One of the most uncertain aspects of Frieze was whether people would go. Held off Manhattan Island in a place many had never heard of, Frieze landed just across the East River on Randall’s Island Park in a luminous white tent that snaked about a mile in length. However, getting there was not a problem, with water ferries running from Midtown and yellow school buses from 125th St connecting to the subway (the 4 / 5 / 6), as well as car traffic over the Triborough Bridge for which both private and taxi services were available. Foot-traffic can access the island and The Gallerist section of The New York Observer recently published a mocking article about the newly renovated 103rd Street footbridge that will appear just in time for Frieze 2013. Europeans delighted in taking the yellow school bus, though some Americans felt rather demoralised, recalling childhood bullying. Getting to and from the island proved manageable and 45,000 people attended Frieze 2012. Some collectors reportedly made repeat visits and sales were made after the VIP opening when clients returned to finalise discussions. Monday was a particularly brisk day for sales in advance of the spring auctions.
The bespoke 250,000 sq ft temporary tent housed over 1,000 artists’ works. Designed by Brooklyn architects SO–IL, it was as tall as a cathedral and its undulating serpentine curves meant the viewer never saw more than 50 feet in front of themselves, thus eliminating the visual exhaustion induced by spaces like the Hudson River piers where the Armory takes place. Instead, the atmosphere catered to the eye and made the art look good, while exceptional food from The Fat Radish on the Lower East Side, Sant Ambroese from the Upper East Side and The Standard Biergarten from the Meatpacking District, as well as a SoHo House pop-up space, catered to the palette. Additional comforts included posh porta-loos arranged around an outdoor courtyard and adequate space for people to meet and relax between viewings. New York gallerist David Nolan praised the “democratic” range, noting that the gallery selection was “better balanced than most fairs, and the atmosphere was great”. The power of the selection committee at art fairs is more prominent now than ever before. Choosing who gets in and ultimately what art is shown is vitally important to producing a well-balanced selection.
Two sections, Focus and Frame, enhanced this sense of balance: Focus was introduced at the New York fair and was dedicated to galleries opened in or after 2001 which presented up to three gallery artists; Frame was dedicated to galleries under six years old showing solo presentations. Along with the outdoor sculpture park and Frieze Talks, these innovative approaches made Frieze an outstanding experience that catered to the intellectual viewer. Despite this, several participating galleries did not fare as well. Some attendees noted that the middle-range collectors, especially those from Europe, were missing, perhaps kept away in anticipation of Basel, which takes place just over a month after Frieze, New York. To do well at the fair, gallerists have to be remarkably well-organised, which is challenging when galleries are doing, on average, seven fairs a year or more. Many spent the following week in Hong Kong for the fair there. Of course, the gallerists must also travel to their artists’ shows all over the world and to the major group shows such as Documenta, the Venice Biennale, Dublin Contemporary and the Istanbul Biennial, among dozens of others. The art calendar is becoming more and more crowded with art fairs and this is taking its toll.

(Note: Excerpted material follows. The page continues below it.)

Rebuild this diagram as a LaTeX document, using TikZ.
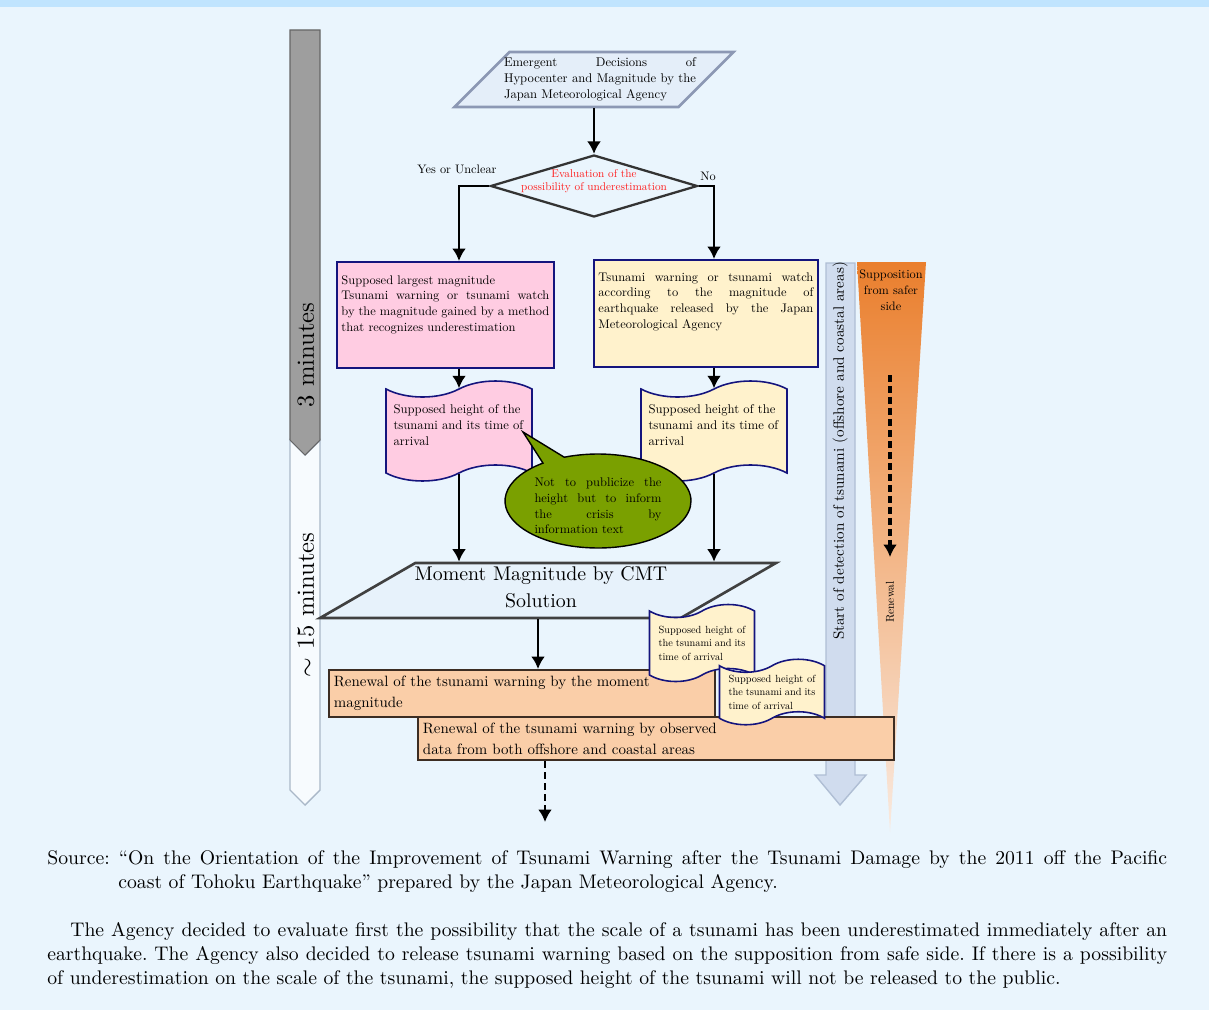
\documentclass[tikz,border=0pt]{standalone}
\usetikzlibrary{shapes.geometric,shapes.symbols,shapes.callouts,arrows.meta}
% one design size of Latin Modern for every size
\DeclareFontShape{TU}{lmr}{m}{n}{<-> "[lmroman10-regular]:mapping=tex-text;"}{}
\frenchspacing

\definecolor{bgblue}{RGB}{234,245,253}
\definecolor{topband}{RGB}{192,228,254}
\definecolor{navyline}{RGB}{20,20,125}
\definecolor{pinkfill}{RGB}{255,204,226}
\definecolor{creamfill}{RGB}{255,242,204}
\definecolor{peachfill}{RGB}{250,206,168}
\definecolor{brownline}{RGB}{60,45,35}
\definecolor{olivefill}{RGB}{122,160,0}
\definecolor{paraline}{RGB}{140,152,180}
\definecolor{parafill}{RGB}{228,238,249}
\definecolor{bargray}{RGB}{158,158,158}
\definecolor{barline}{RGB}{170,184,200}
\definecolor{detectfill}{RGB}{208,220,238}
\definecolor{detectline}{RGB}{175,190,212}
\definecolor{orangetop}{RGB}{232,116,28}
\definecolor{orangemid}{RGB}{241,170,115}
\definecolor{orangelow}{RGB}{249,234,224}
\definecolor{evalred}{RGB}{255,30,30}
\pgfdeclareverticalshading{saferwedge}{100bp}{color(0bp)=(orangelow); color(25bp)=(orangelow); color(55bp)=(orangemid); color(80bp)=(orangetop); color(100bp)=(orangetop)}

\begin{document}
\begin{tikzpicture}[x=0.02cm, y=-0.02cm,
  box/.style={draw=navyline, line width=1.1pt, anchor=north west, inner xsep=0.09cm, inner ysep=0.27cm, font=\fontsize{7.1}{8.9}\selectfont},
  wavedoc/.style={tape, draw=navyline, line width=0.9pt, tape bend height=0.32cm, minimum width=2.92cm, minimum height=2cm, inner sep=0.1cm, font=\fontsize{7.2}{9.1}\selectfont},
  smalldoc/.style={wavedoc, fill=creamfill, minimum width=2.1cm, tape bend height=0.26cm, inner sep=0.05cm, text width=1.74cm, align=justify, font=\fontsize{5.9}{7.7}\selectfont},
  renewbox/.style={draw=brownline, line width=1.1pt, fill=peachfill, anchor=north west, align=left, inner xsep=0.1cm, font=\fontsize{8.5}{12}\selectfont},
  arr/.style={-{Latex[length=0.25cm, width=0.28cm]}, line width=1.5pt},
  darr/.style={arr, dash pattern=on 0.14cm off 0.08cm}
]
% page
\fill[bgblue] (0,0) rectangle (1209,1010);
\fill[topband] (0,0) rectangle (1209,7);
\useasboundingbox (0,0) rectangle (1209,1010);

% time bar on the left
\draw[barline, line width=0.8pt, fill=white!60!bgblue] (290,440) -- (305,455) -- (320,440) -- (320,790) -- (305,805) -- (290,790) -- cycle;
\draw[gray!80!black, line width=0.6pt, fill=bargray] (290,30) -- (320,30) -- (320,440) -- (305,455) -- (290,440) -- cycle;
\node[rotate=90, font=\fontsize{14}{16}\selectfont] (three) at (306,355) {3 minutes};
\node[rotate=90, font=\fontsize{14}{16}\selectfont] (fifteen) at (306,605) {$\sim$ 15 minutes};

% detection arrow and safer side wedge
\draw[detectline, line width=0.8pt, fill=detectfill] (826,263) -- (855,263) -- (855,775) -- (866,775) -- (840,805) -- (815,775) -- (826,775) -- cycle;
\node[rotate=90, font=\fontsize{8.6}{10}\selectfont] (detect) at (840,451) {Start of detection of tsunami (offshore and coastal areas)};
\shade[shading=saferwedge] (857,262) -- (926,262) -- (890,832) -- cycle;
\node[align=center, font=\fontsize{7}{9.1}\selectfont] (safer) at (891,290) {Supposition\\from safer\\side};
\coordinate (rtop) at (890,375);
\coordinate (rend) at (890,557);
\node[rotate=90, font=\fontsize{6.5}{8}\selectfont] (renew) at (890,602) {Renewal};

% flow
\node[trapezium, trapezium left angle=45, trapezium right angle=135, trapezium stretches body,
  minimum width=5.58cm, text height=1.1cm, text depth=0pt, inner sep=0pt, draw=paraline, line width=1.5pt, fill=parafill,
  label={[text width=3.84cm, align=justify, font=\fontsize{7.2}{9.1}\selectfont, xshift=0.12cm]center:Emergent Decisions of\linebreak Hypocenter and Magnitude by the\linebreak Japan Meteorological Agency}] (emerg) at (594,79.5) {};
\node[diamond, minimum width=4.14cm, minimum height=1.24cm, inner sep=0pt, draw=black!80, line width=1.3pt, fill=bgblue,
  label={[align=center, text=evalred, font=\fontsize{6.4}{7.4}\selectfont, yshift=0.09cm]center:Evaluation of the\\possibility of underestimation}] (eval) at (594,186) {};
\node[font=\fontsize{7}{9}\selectfont] (yes) at (457,169) {Yes or Unclear};
\node[font=\fontsize{7}{9}\selectfont] (no) at (708,176) {No};

\node[box, fill=pinkfill] (largest) at (336,261) {\parbox[t][1.58cm][t]{4.16cm}{Supposed largest magnitude\\
  Tsunami warning or tsunami watch\linebreak by the magnitude gained by a method\linebreak that recognizes underestimation}};
\node[box, fill=creamfill] (jma) at (593,259) {\parbox[t][1.6cm][t]{4.3cm}{\vspace*{-0.02cm}Tsunami warning or tsunami watch\linebreak
  according to the magnitude of\linebreak earthquake released by the Japan\linebreak Meteorological Agency}};

\node[wavedoc, fill=pinkfill] (hleft) at (459,431) {\parbox{2.62cm}{\raggedright Supposed height of the\\tsunami and its time of\\arrival\par\vspace{0.24cm}}};
\node[wavedoc, fill=creamfill] (hright) at (714,431) {\parbox{2.62cm}{\raggedright Supposed height of the\\tsunami and its time of\\arrival\par\vspace{0.24cm}}};

\node[trapezium, trapezium left angle=30, trapezium right angle=150, trapezium stretches body,
  minimum width=9.12cm, text height=1.1cm, text depth=0pt, inner sep=0pt, draw=black!75, line width=1.5pt, fill=parafill!50!bgblue,
  label={[align=center, font=\fontsize{11.3}{15.4}\selectfont, xshift=-0.14cm, yshift=0.06cm]center:Moment Magnitude by CMT\\Solution}] (cmt) at (548,590.5) {};

\draw[arr] (emerg.south) -- (eval.north);
\draw[arr] (eval.west) -| (hleft.north |- largest.north);
\draw[arr] (eval.east) -| (hright.north |- jma.north);
\draw[arr] (largest.south -| hleft.north) -- (hleft.north);
\draw[arr] (jma.south -| hright.north) -- (hright.north);
\draw[arr] (hleft.south) -- (hleft.south |- cmt.north);
\draw[arr] (hright.south) -- (hright.south |- cmt.north);

\node[ellipse callout, callout absolute pointer={(523,432)}, draw=black, line width=0.8pt, fill=olivefill,
  minimum width=3.72cm, minimum height=1.88cm, inner sep=0pt, font=\fontsize{7.1}{8.9}\selectfont] (nopub) at (598,501)
  {\parbox{2.54cm}{\vspace*{0.2cm}Not to publicize the\linebreak height but to inform\linebreak the crisis by\linebreak information text}};

\node[renewbox, minimum height=0.94cm, text width=7.52cm] (moment) at (328,669) {Renewal of the tsunami warning by the moment\\magnitude};
\node[renewbox, minimum height=0.84cm, text width=9.32cm] (observed) at (417,716) {Renewal of the tsunami warning by observed\\data from both offshore and coastal areas};
\draw[arr] ([xshift=-0.2cm]cmt.south) -- ([xshift=-0.2cm]cmt.south |- moment.north);

\node[smalldoc, minimum height=1.54cm] (hsmall1) at (702,643) {Supposed height of\linebreak the tsunami and its\linebreak time of arrival};
\node[smalldoc, minimum height=1.28cm] (hsmall2) at (772,692) {Supposed height of\linebreak the tsunami and its\linebreak time of arrival};

\coordinate (nextstep) at (545,822);
\draw[darr] (observed.south -| nextstep) -- (nextstep);
\draw[darr, line width=2pt] (rtop) -- (rend);

% caption
\node[anchor=north west, inner sep=0pt, text width=22.4cm, align=justify, font=\fontsize{11.2}{13.66}\selectfont] (source) at (47,850)
  {Source: “On the Orientation of the Improvement of Tsunami Warning after the Tsunami Damage by the 2011 off the Pacific\linebreak
  \hspace*{1.42cm}coast of Tohoku Earthquake” prepared by the Japan Meteorological Agency.};
\node[anchor=north west, inner sep=0pt, text width=22.4cm, align=justify, font=\fontsize{11.2}{13.66}\selectfont] (summary) at (47,922)
  {\hspace*{0.46cm}The Agency decided to evaluate first the possibility that the scale of a tsunami has been underestimated immediately after an\linebreak
  earthquake. The Agency also decided to release tsunami warning based on the supposition from safe side. If there is a possibility\linebreak
  of underestimation on the scale of the tsunami, the supposed height of the tsunami will not be released to the public.};
\end{tikzpicture}
\end{document}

Some have said too many galleries were included at Frieze, and a smaller selection would be advantageous. Though not, perhaps, as few as Independent, the forum for art of 40 – 45 exhibitors, who install contemporary artwork in the former Dia Building on 22nd Street as if it were in an extensive group show rather than in booths that break-up the space. Independent positions itself as an anti-art fair selling event. It has taken place for the past three years during Armory Week, one of a dozen or so fairs that take place during that week in March. One of its founders, Darren Flook, of Hotel, London, points out the difference between now and 10 years ago, “If you have an interest in art and the resources there are so many opportunities – advisors, auctions, more fairs, online – they keep inventing new platforms for the distribution of art, but not inventing more collectors. Those are a finite group.” Appealing to those who attend these shows is vital for the career of an artist, as well as for the gallery that support and promote the artists. The importance of being visible dominates the art market and feeds the art fair model.

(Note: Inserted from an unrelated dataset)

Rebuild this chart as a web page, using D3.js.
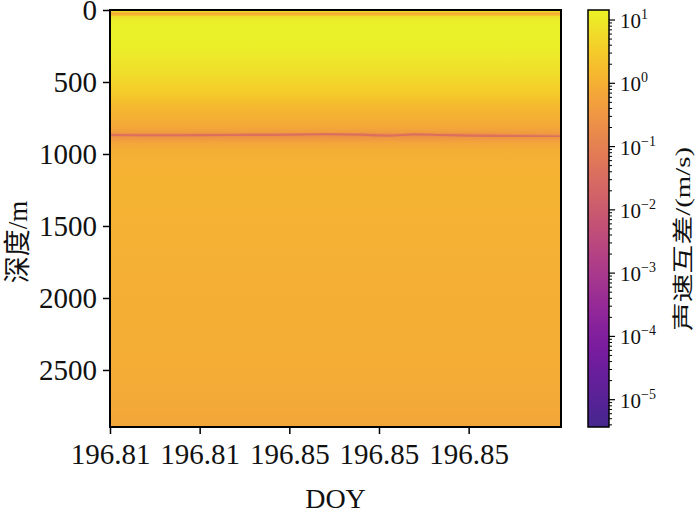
<!DOCTYPE html>
<html><head><meta charset="utf-8">
<script src="https://cdn.jsdelivr.net/npm/d3@7"></script>
<style>
body{margin:0;background:#fff;}
svg{display:block;}
text{fill:#111;}
</style></head>
<body>
<svg id="chart" width="700" height="514"></svg>
<script>
// ---- data ----
const xTickPos = [0, 1, 2, 3, 4];
const xTickLabels = ["196.81", "196.81", "196.85", "196.85", "196.85"];
const xDomain = [0, 5.03];
const yTicks = [0, 500, 1000, 1500, 2000, 2500];
const yDomain = [0, 2896];
// mean depth profile of the speed difference (m/s)
const depthLevels = [0, 12, 22, 28, 36, 46, 80, 150, 250, 320, 380, 450, 520, 580, 630, 690, 750, 810, 845, 866, 890, 915, 950, 1000, 1150, 1300, 1500, 1800, 2100, 2400, 2700, 2896];
const profileValues = [5, 4, 1.0, 0.9, 1.6, 8, 12, 13, 12.5, 10, 8, 6, 4, 3, 2.0, 1.3, 1.0, 0.7, 0.45, 0.3, 0.3, 0.55, 0.8, 1.0, 1.1, 1.1, 1.05, 1.0, 0.95, 0.85, 0.75, 0.65];
// depth of the minimum layer along time
const lineX = [0, 0.5, 1, 1.5, 2, 2.4, 2.8, 3.1, 3.4, 3.7, 4.0, 4.5, 5.03];
const lineDepth = [868, 870, 869, 867, 866, 862, 866, 872, 864, 868, 872, 876, 880];
const lineValue = 0.04;
const cbTicks = [1e-5, 1e-4, 1e-3, 1e-2, 1e-1, 1e0, 1e1];
const cbExps = [-5, -4, -3, -2, -1, 0, 1];
const cbDomain = [3.7e-6, 14.4];

// ---- layout ----
const svg = d3.select("#chart");
const L = 110, R = 561, T = 10, B = 427;
const serif = "'Liberation Serif','Times New Roman','DejaVu Serif',serif";
const cjk = "'Liberation Serif','Noto Sans CJK SC',serif";

const x = d3.scaleLinear().domain(xDomain).range([L, R]);
const y = d3.scaleLinear().domain(yDomain).range([T, B]);
const cScale = d3.scaleLog().domain(cbDomain).range([0, 1]).clamp(true);
// plasma colormap, slightly muted as in the printed figure
const cmap = t => d3.interpolateRgb(d3.interpolatePlasma(0.06 + 0.94 * t), "#7a7a7a")(0.05 + 0.24 * Math.pow(1 - t, 1.5));
const color = v => cmap(cScale(v));

const defs = svg.append("defs");
// heatmap gradient (vertical)
const grad = defs.append("linearGradient").attr("id", "heat")
  .attr("gradientUnits", "userSpaceOnUse")
  .attr("x1", 0).attr("x2", 0).attr("y1", y(yDomain[0])).attr("y2", y(yDomain[1]));
depthLevels.forEach((d, i) => {
  grad.append("stop").attr("offset", (y(d) - T) / (B - T)).attr("stop-color", color(profileValues[i]));
});
defs.append("filter").attr("id", "blur").append("feGaussianBlur").attr("stdDeviation", 0.6);

svg.append("rect").attr("x", L).attr("y", T).attr("width", R - L).attr("height", B - T).attr("fill", "url(#heat)");

// minimum layer line
const line = d3.line().x((d, i) => x(lineX[i])).y(d => y(d)).curve(d3.curveMonotoneX);
svg.append("path").datum(lineDepth).attr("d", line).attr("fill", "none")
  .attr("stroke", color(lineValue * 4)).attr("stroke-width", 5).attr("opacity", 0.5).attr("filter", "url(#blur)");
svg.append("path").datum(lineDepth).attr("d", line).attr("fill", "none")
  .attr("stroke", color(lineValue)).attr("stroke-width", 2.2).attr("filter", "url(#blur)");

// frame
svg.append("rect").attr("x", L).attr("y", T).attr("width", R - L).attr("height", B - T)
  .attr("fill", "none").attr("stroke", "#000").attr("stroke-width", 2);

// x axis
const xAxis = d3.axisBottom(x).tickValues(xTickPos).tickFormat((d, i) => xTickLabels[i]).tickSize(7).tickPadding(8);
const gx = svg.append("g").attr("transform", `translate(0,${B})`).call(xAxis);
gx.select(".domain").remove();
gx.selectAll("line").attr("stroke", "#000").attr("stroke-width", 1.5);
gx.selectAll("text").attr("font-family", serif).attr("font-size", 29).attr("fill", "#111").attr("dy", "0.75em");

// y axis
const yAxis = d3.axisLeft(y).tickValues(yTicks).tickSize(7).tickPadding(6).tickFormat(d3.format("d"));
const gy = svg.append("g").attr("transform", `translate(${L},0)`).call(yAxis);
gy.select(".domain").remove();
gy.selectAll("line").attr("stroke", "#000").attr("stroke-width", 1.5);
gy.selectAll("text").attr("font-family", serif).attr("font-size", 29).attr("fill", "#111").attr("dy", "0.34em");

// axis titles
svg.append("text").attr("x", (L + R) / 2).attr("y", 508).attr("text-anchor", "middle")
  .attr("font-family", serif).attr("font-size", 28).text("DOY");
svg.append("text").attr("transform", "translate(27,242) rotate(-90)").attr("text-anchor", "middle")
  .attr("font-family", cjk).attr("font-size", 27).text("深度/m");

// colorbar
const CL = 588, CR = 609;
const cy = d3.scaleLog().domain(cbDomain).range([B, T]);
const cgrad = defs.append("linearGradient").attr("id", "cb").attr("x1", 0).attr("x2", 0).attr("y1", 1).attr("y2", 0);
d3.range(0, 1.0001, 0.05).forEach(t => cgrad.append("stop").attr("offset", t).attr("stop-color", cmap(t)));
svg.append("rect").attr("x", CL).attr("y", T).attr("width", CR - CL).attr("height", B - T)
  .attr("fill", "url(#cb)").attr("stroke", "#000").attr("stroke-width", 1.5);

// minor ticks
const minor = [];
for (let e = -6; e <= 1; e++) for (let m = 2; m <= 9; m++) { const v = m * Math.pow(10, e); if (v >= cbDomain[0] && v <= cbDomain[1]) minor.push(v); }
svg.append("g").selectAll("line").data(minor).join("line")
  .attr("x1", CR).attr("x2", CR + 3).attr("y1", d => cy(d)).attr("y2", d => cy(d)).attr("stroke", "#000").attr("stroke-width", 1);
svg.append("g").selectAll("line").data(cbTicks).join("line")
  .attr("x1", CR).attr("x2", CR + 6).attr("y1", d => cy(d)).attr("y2", d => cy(d)).attr("stroke", "#000").attr("stroke-width", 1.2);
const cbl = svg.append("g").selectAll("text").data(cbTicks).join("text")
  .attr("x", 620).attr("y", d => cy(d) + 8).attr("font-family", serif).attr("font-size", 21);
cbl.append("tspan").text("10");
cbl.append("tspan").attr("dy", -9).attr("font-size", 14).text((d, i) => cbExps[i] < 0 ? "\u2212" + (-cbExps[i]) : cbExps[i]);

svg.append("text").attr("transform", "translate(690,239) rotate(-90)").attr("text-anchor", "middle")
  .attr("font-family", cjk).attr("font-size", 21).attr("textLength", 184).attr("lengthAdjust", "spacingAndGlyphs")
  .text("声速互差/(m/s)");
</script>
</body></html>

The major increase in art fair activity over the past two decades has resulted in art that is tamer rather than more daring. ‘Art-fair art’ has been ridiculed and deemed unproductive for the art eco-system; it is commodity art, it fits in a crate and isn’t necessarily part of an artist’s coherent conceptualisation for an exhibition. In the past, artists might have a major solo show each year with a primary dealer, perhaps another solo show somewhere else, but now artists are constantly being solicited for work to send to art fairs. This constant marketing for work at art fairs has caused many galleries to expand their staff, which comes at a cost. Since the business tends to intimate and idiosyncratic, artists are not able to bond with gallery personnel. Losing time in the gallery – to nurture artists – seems problematic for gallerists, but in the current market it is absolutely necessary. To be missing from the international art fair circuit is a larger problem.

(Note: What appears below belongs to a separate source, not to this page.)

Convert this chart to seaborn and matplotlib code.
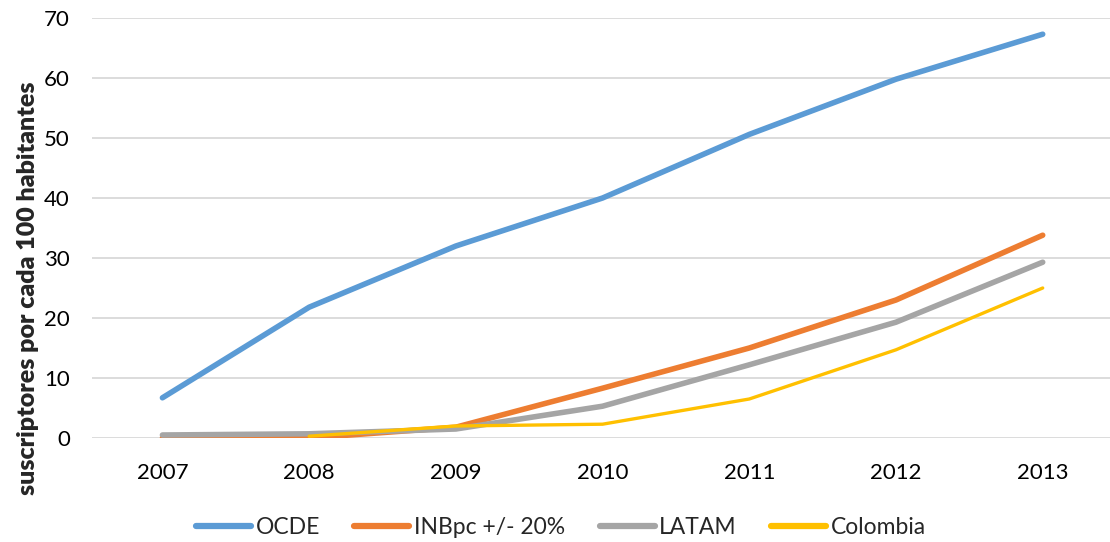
import pandas as pd
import numpy as np
import matplotlib
matplotlib.use("Agg")
import matplotlib.pyplot as plt
import seaborn as sns

# -------------------------------
# Data
# -------------------------------
years = ["2007", "2008", "2009", "2010", "2011", "2012", "2013"]
ocde = [6.7, 21.8, 32.0, 40.0, 50.6, 59.8, 67.3]
inbpc = [0.0, 0.0, 1.8, 8.3, 15.0, 23.0, 33.8]
latam = [0.5, 0.7, 1.5, 5.3, 12.2, 19.3, 29.3]
colombia = [np.nan, 0.3, 2.0, 2.3, 6.5, 14.7, 25.0]

series_names = ["OCDE", "INBpc +/- 20%", "LATAM", "Colombia"]
series_values = [ocde, inbpc, latam, colombia]
colors = ["#5B9BD5", "#ED7D31", "#A5A5A5", "#FFC000"]
widths = [4.0, 4.0, 4.0, 2.4]

rows = []
for name, vals in zip(series_names, series_values):
    for i, (yr, v) in enumerate(zip(years, vals)):
        rows.append({"pos": i, "year": yr, "serie": name, "valor": v})
df = pd.DataFrame(rows)

# -------------------------------
# Plot
# -------------------------------
sns.set_style("white")
plt.rcParams["font.family"] = ["Lato", "DejaVu Sans"]

fig = plt.figure(figsize=(11.1, 5.42), dpi=100)
ax = fig.add_axes([92 / 1110, 104 / 542, 1027 / 1110, 420 / 542])

for name, col, lw in zip(series_names, colors, widths):
    sub = df[df["serie"] == name].dropna()
    sns.lineplot(data=sub, x="pos", y="valor", ax=ax, color=col,
                 linewidth=lw, label=name, solid_capstyle="round")

ax.set_xlim(-0.48, 6.52)
ax.set_ylim(0, 70)
ax.set_xticks(range(len(years)))
ax.set_xticklabels(years)
ax.set_yticks(range(0, 71, 10))
ax.tick_params(axis="both", labelsize=16, length=0, colors="#000000")
ax.tick_params(axis="x", pad=18)
ax.tick_params(axis="y", pad=16)
ax.grid(axis="y", color="#D9D9D9", linewidth=1.3)
ax.set_axisbelow(True)
for s in ax.spines.values():
    s.set_visible(False)

ax.set_xlabel("")
ax.set_ylabel("suscriptores por cada 100 habitantes", fontsize=18,
              fontweight="heavy")
ax.yaxis.set_label_coords(-0.052, 0.357)

# legend centred under the chart (x ~ 561 px)
leg = ax.legend(loc="center", bbox_to_anchor=((561 - 92) / 1027, -0.212),
                ncol=4, frameon=False, fontsize=16.5, handlelength=2.4,
                columnspacing=1.5, handletextpad=0.2)
for line in leg.get_lines():
    line.set_linewidth(4.5)
    line.set_solid_capstyle("round")

fig.savefig("out.png", dpi=100)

Perhaps due to the proliferation of activity within the art world, the art fair is a self-fulfilling cycle of reassurance. They are vital for networking. London gallerist, Kate MacGarry was really excited about the fair and said she “felt like an export to America!” Some worried the British invasion threw up culture clashes. Perhaps the worst offense being the British resistance to extending themselves as readily as Americans do, elitism brushing up against the scrappy democratic spirit of most Americans . There was a noticeable culture shift as many of the American art workers – the press, art advisors, artists etc – eschewed the fair, feeling neglected by the administration, not extended invites or obstructed from access. The British don’t always extend invites to encourage mid-level players, which would help sustain the sales for the smaller, more risky galleries of Frame and Focus. But hopefully the overall success of the fair this year will help and improvements will be made to the 2013 version, which takes place from 10 –13 May. The question remains, with a full art schedule, does New York need another fair? Or will Frieze survive to supplant its predecessors?
Kathleen Madden is an art historian living in New York City. She teaches at Sotheby’s Institute and Barnard College, Columbia University and is currently producing a book and project on /with / about Carolee Schneemann for Ridinghouse, London.